--- begin Provided data ---

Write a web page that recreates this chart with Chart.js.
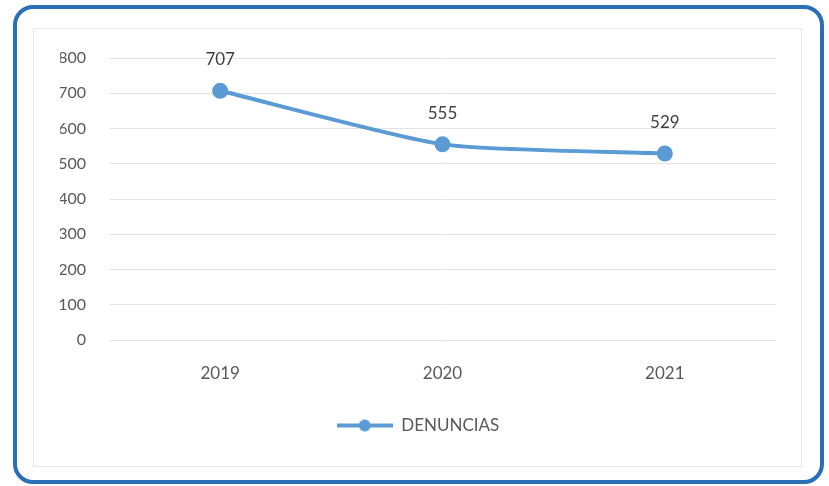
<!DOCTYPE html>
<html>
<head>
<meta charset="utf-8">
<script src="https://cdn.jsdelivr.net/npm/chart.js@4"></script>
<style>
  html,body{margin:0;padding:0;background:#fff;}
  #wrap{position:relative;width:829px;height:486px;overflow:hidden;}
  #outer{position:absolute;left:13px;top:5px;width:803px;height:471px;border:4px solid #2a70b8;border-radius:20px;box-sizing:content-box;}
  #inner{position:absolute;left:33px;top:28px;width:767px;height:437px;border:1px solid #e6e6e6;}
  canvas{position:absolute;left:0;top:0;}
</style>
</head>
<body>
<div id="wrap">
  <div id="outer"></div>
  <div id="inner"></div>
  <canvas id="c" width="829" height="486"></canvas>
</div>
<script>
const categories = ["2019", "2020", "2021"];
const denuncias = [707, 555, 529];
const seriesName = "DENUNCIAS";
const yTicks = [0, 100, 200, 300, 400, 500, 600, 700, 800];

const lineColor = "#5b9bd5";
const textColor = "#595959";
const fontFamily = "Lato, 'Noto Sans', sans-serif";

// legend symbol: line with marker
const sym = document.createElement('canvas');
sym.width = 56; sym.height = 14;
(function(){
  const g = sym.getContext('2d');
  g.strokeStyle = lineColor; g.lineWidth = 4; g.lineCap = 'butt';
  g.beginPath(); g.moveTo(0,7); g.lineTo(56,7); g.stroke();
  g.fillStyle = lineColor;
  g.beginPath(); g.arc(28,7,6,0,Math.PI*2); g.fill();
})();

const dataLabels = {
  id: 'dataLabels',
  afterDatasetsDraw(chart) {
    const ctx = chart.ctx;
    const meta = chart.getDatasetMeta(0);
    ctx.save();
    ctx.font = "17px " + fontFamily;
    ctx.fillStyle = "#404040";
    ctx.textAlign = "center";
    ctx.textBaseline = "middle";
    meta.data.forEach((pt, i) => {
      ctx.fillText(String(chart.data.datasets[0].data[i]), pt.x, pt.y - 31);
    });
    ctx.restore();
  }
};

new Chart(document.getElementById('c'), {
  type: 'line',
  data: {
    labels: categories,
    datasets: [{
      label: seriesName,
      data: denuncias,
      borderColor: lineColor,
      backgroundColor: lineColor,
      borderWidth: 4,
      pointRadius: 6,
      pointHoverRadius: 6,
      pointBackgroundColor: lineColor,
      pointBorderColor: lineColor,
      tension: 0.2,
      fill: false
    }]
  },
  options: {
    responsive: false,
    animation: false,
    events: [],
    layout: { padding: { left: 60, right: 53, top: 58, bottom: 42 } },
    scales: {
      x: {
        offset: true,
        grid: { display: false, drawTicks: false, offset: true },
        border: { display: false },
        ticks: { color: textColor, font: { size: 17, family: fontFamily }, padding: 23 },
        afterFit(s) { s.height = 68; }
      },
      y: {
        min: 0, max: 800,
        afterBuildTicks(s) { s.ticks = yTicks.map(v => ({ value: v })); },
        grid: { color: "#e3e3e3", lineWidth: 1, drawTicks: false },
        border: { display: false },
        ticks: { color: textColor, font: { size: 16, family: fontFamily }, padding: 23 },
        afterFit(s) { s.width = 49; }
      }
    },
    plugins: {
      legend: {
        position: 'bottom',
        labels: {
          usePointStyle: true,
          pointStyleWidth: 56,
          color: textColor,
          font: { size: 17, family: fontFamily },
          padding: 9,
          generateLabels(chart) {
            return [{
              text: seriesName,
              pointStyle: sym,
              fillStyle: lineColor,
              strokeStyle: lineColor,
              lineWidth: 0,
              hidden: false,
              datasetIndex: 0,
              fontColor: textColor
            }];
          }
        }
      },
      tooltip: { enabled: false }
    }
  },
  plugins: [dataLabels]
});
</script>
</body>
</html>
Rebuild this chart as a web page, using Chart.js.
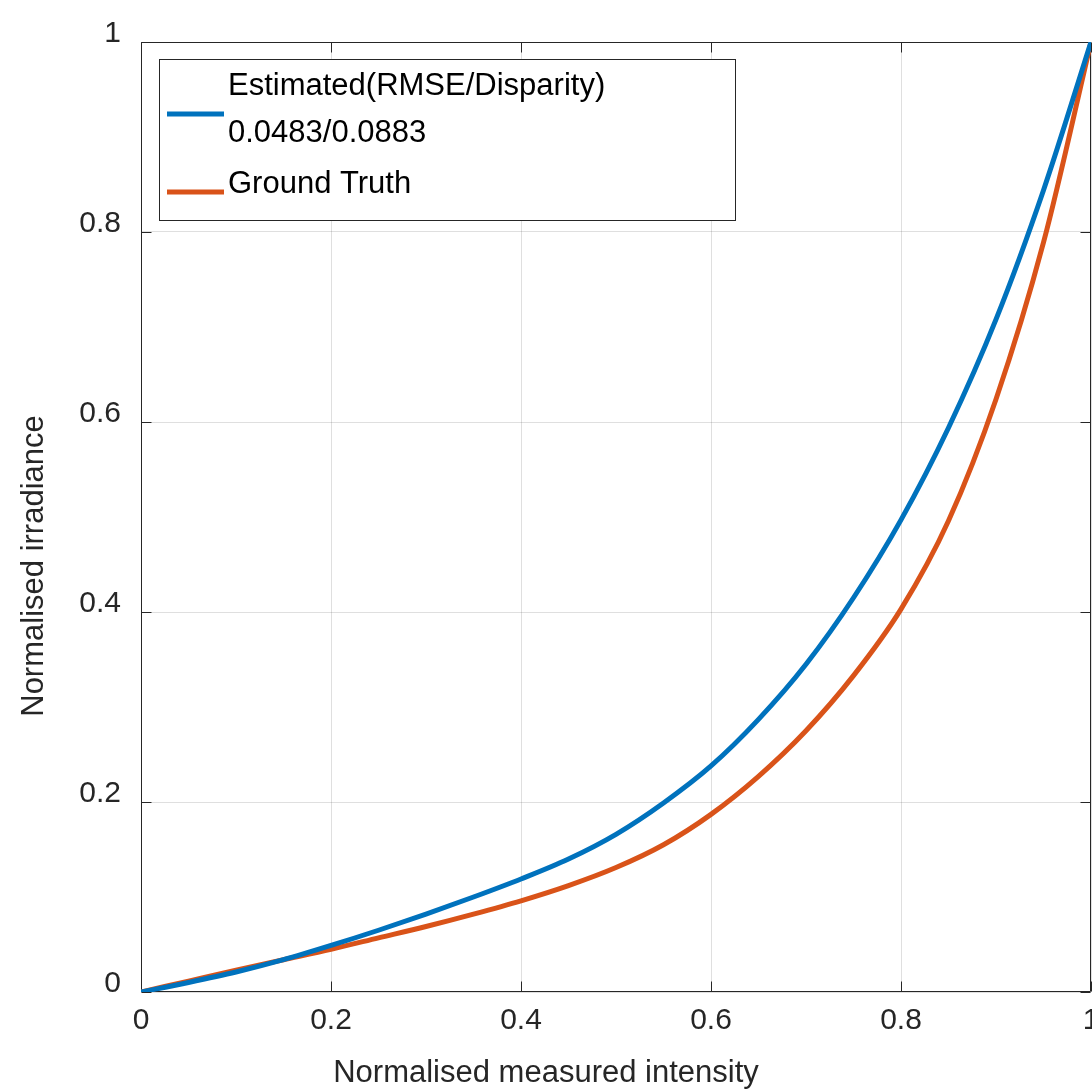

--- end Provided data ---

From the entries, copy out each line containing the word "this".

Write a web page that recreates this chart with Chart.js.
Rebuild this chart as a web page, using Chart.js.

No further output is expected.